For three years, I watched him navigate power without noise. He gave little, revealed less. He was always out of the way. The applause came too late to be polite. And just loud enough to feel earned.
Israel Ambassador Ilan Fluss is never a man who owns rooms. He does not arrive in waves. He arrives in parentheses. You notice him when he speaks. Not loudly. Precisely.
He doesn’t rush. He doesn’t posture. He remembers.
He remembers Manila by scent. Diesel in the dark. A generator to keep the water going. Brownouts like clockwork. Dirt where tollways would rise. MRT still just a rumor in the sheet. It was his 30th birthday. It was the beginning.
And he remembers what it meant to be a younger man, a deputy ambassador, with a new son and a beautiful wife, a borrowed country that would never quite become foreign again.
“I am a Balikbayan diplomat,” he said.
His return was personal.
His name does not stir headlines in Tel Aviv. Never the diplomat chased by microphones or followed by scandal. He doesn’t shake hands for show; he reroutes power between nations. Deliberate. Unseen. Until it works.
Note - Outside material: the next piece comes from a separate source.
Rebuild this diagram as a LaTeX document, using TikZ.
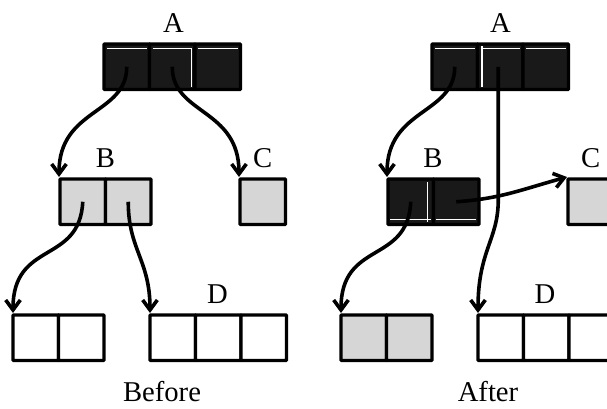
\documentclass[tikz,border=0pt]{standalone}
\usepackage{fontspec}
\setmainfont{Liberation Serif}
\usetikzlibrary{arrows.meta}
\begin{document}
\begin{tikzpicture}[x=0.75pt,y=-0.75pt,
  cell/.style={draw=black, line width=2.5pt, minimum width=34.125pt, minimum height=34.125pt, inner sep=0pt, outer sep=0pt, anchor=north west, rounded corners=0.6pt},
  darkcell/.style={cell, fill=black!90},
  lightcell/.style={cell, fill=black!16},
  plaincell/.style={cell, fill=white},
  lbl/.style={font=\fontsize{21.5}{25}\selectfont, anchor=base, inner sep=0pt, text depth=0pt},
  ptr/.style={line width=2.7pt, -{Straight Barb[length=7.5pt,width=11pt]}},
  wline/.style={draw=white, line width=0.8pt}
]
\useasboundingbox (0,0) rectangle (607,408);
\fill[white] (0,0) rectangle (607,408);
\clip (0,0) rectangle (607,408);

% ---------- Before ----------
\node[darkcell] (lA1) at (104,44) {};
\node[darkcell] (lA2) at (149.5,44) {};
\node[darkcell] (lA3) at (195,44) {};
\node[lightcell] (lB1) at (60,179) {};
\node[lightcell] (lB2) at (105.5,179) {};
\node[lightcell] (lC) at (240,179) {};
\node[plaincell] (lL1) at (13,315) {};
\node[plaincell] (lL2) at (58.5,315) {};
\node[plaincell] (lD1) at (150,315) {};
\node[plaincell] (lD2) at (195.5,315) {};
\node[plaincell] (lD3) at (241,315) {};

\node[lbl] (tA1) at (173.5,32) {A};
\node[lbl] (tB1) at (105.5,167) {B};
\node[lbl] (tC1) at (262.75,167) {C};
\node[lbl] (tD1) at (217.5,303) {D};
\node[lbl] (before) at (162,401) {Before};

\foreach \c in {lA1,lA2,lA3}
  \draw[wline] ([shift={(3,4.5)}]\c.north west) -- ([shift={(-3,4.5)}]\c.north east);
\draw[wline] ([shift={(-3.5,4)}]lA2.north east) -- ([shift={(-3.5,-2.5)}]lA2.south east);

\draw[ptr] (lA1.center) .. controls +(0,48) and +(0,-69) .. ([shift={(-1,-2)}]lB1.north west);
\draw[ptr] (lA2.center) .. controls +(0,48) and +(0,-69) .. ([shift={(-1,-2)}]lC.north west);
\draw[ptr] (lB1.center) .. controls +(-3,63) and +(0,-73) .. ([shift={(0,-2)}]lL1.north west);
\draw[ptr] (lB2.center) .. controls +(0,48) and +(0,-53) .. ([shift={(0,-2)}]lD1.north west);

% ---------- After ----------
\node[darkcell] (rA1) at (432,44) {};
\node[darkcell] (rA2) at (477.5,44) {};
\node[darkcell] (rA3) at (523,44) {};
\node[darkcell] (rB1) at (388,179) {};
\node[darkcell] (rB2) at (433.5,179) {};
\node[lightcell] (rC) at (568,179) {};
\node[lightcell] (rL1) at (341,315) {};
\node[lightcell] (rL2) at (386.5,315) {};
\node[plaincell] (rD1) at (478,315) {};
\node[plaincell] (rD2) at (523.5,315) {};
\node[plaincell] (rD3) at (569,315) {};

\node[lbl] (tA2) at (500.5,32) {A};
\node[lbl] (tB2) at (433,167) {B};
\node[lbl] (tC2) at (590.75,167) {C};
\node[lbl] (tD2) at (545,303) {D};
\node[lbl] (after) at (488,401) {After};

\foreach \c in {rA1,rA2,rA3}
  \draw[wline] ([shift={(3,4.5)}]\c.north west) -- ([shift={(-3,4.5)}]\c.north east);
\draw[wline] ([shift={(4.5,2)}]rA2.north west) -- ([shift={(4.5,-3)}]rA2.south west);
\draw[wline] ([shift={(-6,3)}]rB1.north east) -- ([shift={(-6,-3)}]rB1.south east);
\draw[wline] ([shift={(2,-5)}]rB1.south west) -- ([shift={(-3,-5)}]rB1.south east);
\draw[wline] ([shift={(2,-5)}]rB2.south west) -- ([shift={(-3,-5)}]rB2.south east);

\draw[ptr] (rA1.center) .. controls +(0,48) and +(0,-69) .. ([shift={(-1,-2)}]rB1.north west);
\draw[ptr] ([shift={(-2,0)}]rA2.center) -- ([shift={(-2,0)}]rA2.center |- 0,200)
   .. controls +(0,40) and +(0,-63) .. ([shift={(0,-2)}]rD1.north west);
\draw[ptr] (rB1.center) .. controls +(-3,63) and +(0,-73) .. ([shift={(0,-2)}]rL1.north west);
\draw[ptr] (rB2.center) .. controls +(44,-3) and +(-47,13) .. ([shift={(-1,-2)}]rC.north west);
\end{tikzpicture}
\end{document}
He built alliances that held. Yields that tally. Tech that landed.
It’s traction over theater. And, instead of pomp, plumbing.
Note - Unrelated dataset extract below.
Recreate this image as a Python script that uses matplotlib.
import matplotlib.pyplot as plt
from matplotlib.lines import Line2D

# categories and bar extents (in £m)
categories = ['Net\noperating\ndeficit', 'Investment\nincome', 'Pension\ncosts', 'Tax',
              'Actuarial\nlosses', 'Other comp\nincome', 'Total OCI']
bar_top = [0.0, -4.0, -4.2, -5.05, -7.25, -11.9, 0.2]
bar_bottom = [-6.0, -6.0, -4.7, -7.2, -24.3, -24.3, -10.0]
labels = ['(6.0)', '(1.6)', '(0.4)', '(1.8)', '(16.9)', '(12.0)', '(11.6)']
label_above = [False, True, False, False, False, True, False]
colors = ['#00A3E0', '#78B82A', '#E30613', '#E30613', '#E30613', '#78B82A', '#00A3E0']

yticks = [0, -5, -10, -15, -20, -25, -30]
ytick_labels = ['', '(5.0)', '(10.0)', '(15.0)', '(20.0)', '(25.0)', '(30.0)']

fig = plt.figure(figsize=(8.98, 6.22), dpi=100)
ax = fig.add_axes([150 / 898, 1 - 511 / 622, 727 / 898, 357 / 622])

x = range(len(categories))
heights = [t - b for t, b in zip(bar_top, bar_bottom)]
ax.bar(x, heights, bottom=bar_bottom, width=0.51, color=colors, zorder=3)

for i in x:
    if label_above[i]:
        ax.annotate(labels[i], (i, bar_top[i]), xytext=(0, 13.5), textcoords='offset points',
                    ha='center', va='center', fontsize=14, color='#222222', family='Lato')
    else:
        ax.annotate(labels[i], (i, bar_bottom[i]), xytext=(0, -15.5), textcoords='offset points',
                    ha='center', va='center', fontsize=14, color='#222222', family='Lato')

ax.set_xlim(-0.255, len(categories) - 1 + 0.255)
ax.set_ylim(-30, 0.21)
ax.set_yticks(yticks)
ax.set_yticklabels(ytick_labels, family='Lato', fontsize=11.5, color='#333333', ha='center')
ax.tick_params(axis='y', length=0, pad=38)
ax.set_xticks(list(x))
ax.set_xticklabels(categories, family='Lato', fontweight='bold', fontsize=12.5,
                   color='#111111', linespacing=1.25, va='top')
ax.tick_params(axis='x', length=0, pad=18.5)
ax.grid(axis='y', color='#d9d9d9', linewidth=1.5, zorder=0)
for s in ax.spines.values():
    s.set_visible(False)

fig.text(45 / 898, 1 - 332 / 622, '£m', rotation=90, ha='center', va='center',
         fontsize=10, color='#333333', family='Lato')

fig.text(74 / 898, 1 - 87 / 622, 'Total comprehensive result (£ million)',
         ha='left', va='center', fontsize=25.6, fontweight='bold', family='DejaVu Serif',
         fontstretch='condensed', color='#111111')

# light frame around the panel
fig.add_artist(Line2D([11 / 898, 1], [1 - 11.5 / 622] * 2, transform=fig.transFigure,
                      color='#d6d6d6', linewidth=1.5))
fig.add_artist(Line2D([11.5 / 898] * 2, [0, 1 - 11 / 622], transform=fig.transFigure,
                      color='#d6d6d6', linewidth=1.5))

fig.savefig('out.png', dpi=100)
Under his watch, the embassy became a launchpad for greenhouses, irrigation systems, education programs.
There are now Filipino farmers harvesting lettuce under Israeli-designed shade nets in Bulacan. There are irrigation valves in Tarlac that whisper Hebrew engineering. There are students in Taguig learning in classrooms funded, in part, by the Israeli government.
He remembers who helped. He insists that history must be learned. And on this, his final speech, he reached back to 1939.
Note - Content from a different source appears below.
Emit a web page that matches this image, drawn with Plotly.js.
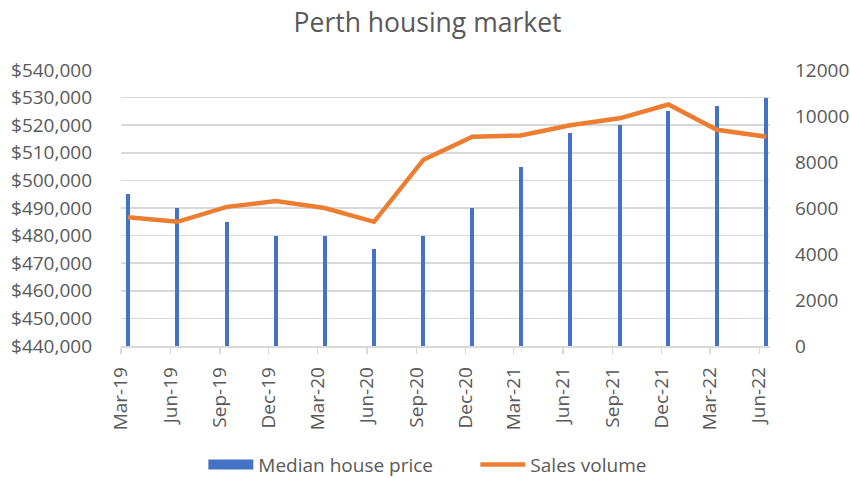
<!DOCTYPE html>
<html>
<head>
<meta charset="utf-8">
<script src="https://cdn.plot.ly/plotly-3.0.1.min.js"></script>
<style>html,body{margin:0;padding:0;background:#fff;} #chart{width:850px;height:478px;}</style>
</head>
<body>
<div id="chart"></div>
<script>
const dates = ["2019-03-14","2019-06-14","2019-09-14","2019-12-14","2020-03-14","2020-06-14","2020-09-14","2020-12-14","2021-03-14","2021-06-14","2021-09-14","2021-12-14","2022-03-14","2022-06-14"];
const medianPrice = [495000,490000,485000,480000,480000,475000,480000,490000,505000,517000,520000,525000,527000,530000];
const salesVolume = [5600,5400,6050,6300,6000,5400,8100,9100,9150,9600,9900,10500,9400,9100];

const font = "'Open Sans', sans-serif";
const grey = "#595959";
const blue = "#4472C4";
const orange = "#ED7D31";

const traces = [
  {
    type: "bar", name: "Median house price", x: dates, y: medianPrice,
    marker: {color: blue}, width: 7.5*86400000, yaxis: "y", showlegend: false
  },
  {
    type: "scatter", mode: "lines", name: "Median house price", x: [null], y: [null],
    line: {color: blue, width: 13}, yaxis: "y", showlegend: true, hoverinfo: "skip"
  },
  {
    type: "scatter", mode: "lines", name: "Sales volume", x: dates, y: salesVolume,
    line: {color: orange, width: 4.5}, yaxis: "y2"
  }
];

const layout = {
  width: 850, height: 478,
  margin: {l: 121, r: 80, t: 70, b: 132, autoexpand: false},
  paper_bgcolor: "#fff", plot_bgcolor: "#fff",
  title: {text: "Perth housing market", font: {family: font, size: 26.5, color: grey}, x: 0.503, xanchor: "center", y: 0.952, yanchor: "middle"},
  font: {family: font, color: grey},
  showlegend: true,
  legend: {orientation: "h", x: 0.546, xanchor: "center", y: -0.43, yanchor: "middle", font: {family: font, size: 19, color: grey}, traceorder: "normal", itemwidth: 45, entrywidth: 212, entrywidthmode: "pixels"},
  bargap: 0,
  xaxis: {
    type: "date", range: ["2019-03-01", "2022-06-21"], automargin: false,
    tick0: "2019-03-01", dtick: "M3", tickformat: "%b-%y",
    tickangle: -90, tickfont: {family: font, size: 19, color: grey},
    showgrid: false, showline: true, linecolor: "#D9D9D9", linewidth: 1.5,
    ticks: "outside", ticklen: 6, tickcolor: "#D9D9D9", tickwidth: 1.5, zeroline: false,
    ticklabelstandoff: 6
  },
  yaxis: {
    range: [440000, 540000], dtick: 10000, tickprefix: "$", tickformat: ",d", automargin: false,
    tickfont: {family: font, size: 19, color: grey}, ticklabelstandoff: 28,
    showgrid: true, gridcolor: "#D9D9D9", gridwidth: 1.5, zeroline: false, showline: false
  },
  yaxis2: {
    range: [0, 12000], dtick: 2000, overlaying: "y", side: "right", tickformat: "d", automargin: false,
    tickfont: {family: font, size: 19, color: grey}, ticklabelstandoff: 24,
    showgrid: false, zeroline: false, showline: false
  }
};

Plotly.newPlot("chart", traces, layout, {displayModeBar: false, staticPlot: true});
</script>
</body>
</html>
“We remember how President Quezon allowed 1,200 Jewish refugees escaping death and murder by the Nazis in Europe to enter into the Philippines,” he said.
It is the kind of story you carry with you because it carried your people when no one else would.
“That gesture,” he said, “is a light in a very dark time.”
He paused.
Mr. Fluss is not slick. He does not dazzle. He stays in the moment until it has finished breathing.
In one of the more ambitious moves of his tenure, Mr. Fluss brokered a deal between Metro Pacific AgroVentures and the Israeli LR Group to construct a 3.5-hectare greenhouse facility, the largest in the Philippines.
“President Marcos, during our first meeting, asked me personally to bring the agro technologies and practices of Israel,” Fluss recalled.
For all the numbers, for all the acreage and data points and budget lines, what most people won’t see (and gets buried in the formal releases) is the face he makes when someone mentions the 28,000 OFWs in Israel.
His brow tightens. Softens. Tightens again.
“We are so grateful,” he said, “for their dedication and love for Israel and its people.”
When Hamas launched its attack on 7 October, Mr. Fluss didn’t lead with strategy. He led with sorrow.
That evening, the Israeli flag stood at half-mast. A small detail. A heavy one.
And before he turned to hope, he turned first to grief. He didn’t deflect. He didn’t euphemize. He said it plainly. Two Jews. Murdered in Washington. For being Jews. That was the why. There was no other.
A quiet reminder that antisemitism is not history. It endures. It evolves. It kills.
Without missing a step, he returned to something stronger than fear: Connection.
The alliance between Israel and the Philippines has always been unequal in size, but never in spirit. What binds them, Mr. Fluss said, is not power. It is gratitude.
“Because of you,” he said, voice low but steady, “this journey has been both meaningful and unforgettable.”
He did what few diplomats ever do. He prayed.
“I want to end with an ancient Jewish prayer for peace for Israel, the Philippines and the world: ‘May He who makes peace in the heavens grant peace to us and all our people, and let us say Amen.’”
No anthem could match the quiet weight of that.
No headlines ran with it the next day. But if you were there, you’d know something had closed, gently, and something else had opened in its place.
It’s hard to profile a man like Mr. Fluss. The influence is not in the charisma or controversy. It’s in continuity.
There are few headlines that celebrate infrastructure. Fewer celebrate restraint. But if you trace the pipes, the wires, the roots of cooperation between Israel and the Philippines, you’ll find his fingerprints in the concrete.
You won’t find a monument to Ilan Fluss. Just lettuce in Bulacan, Hebrew valves in Tarlac and a farewell that hit harder than most wars.
Because real diplomacy doesn’t announce itself. It leaves things better.
Years from now, they’ll study the outcomes. And if they’re honest, they’ll find him at the roots.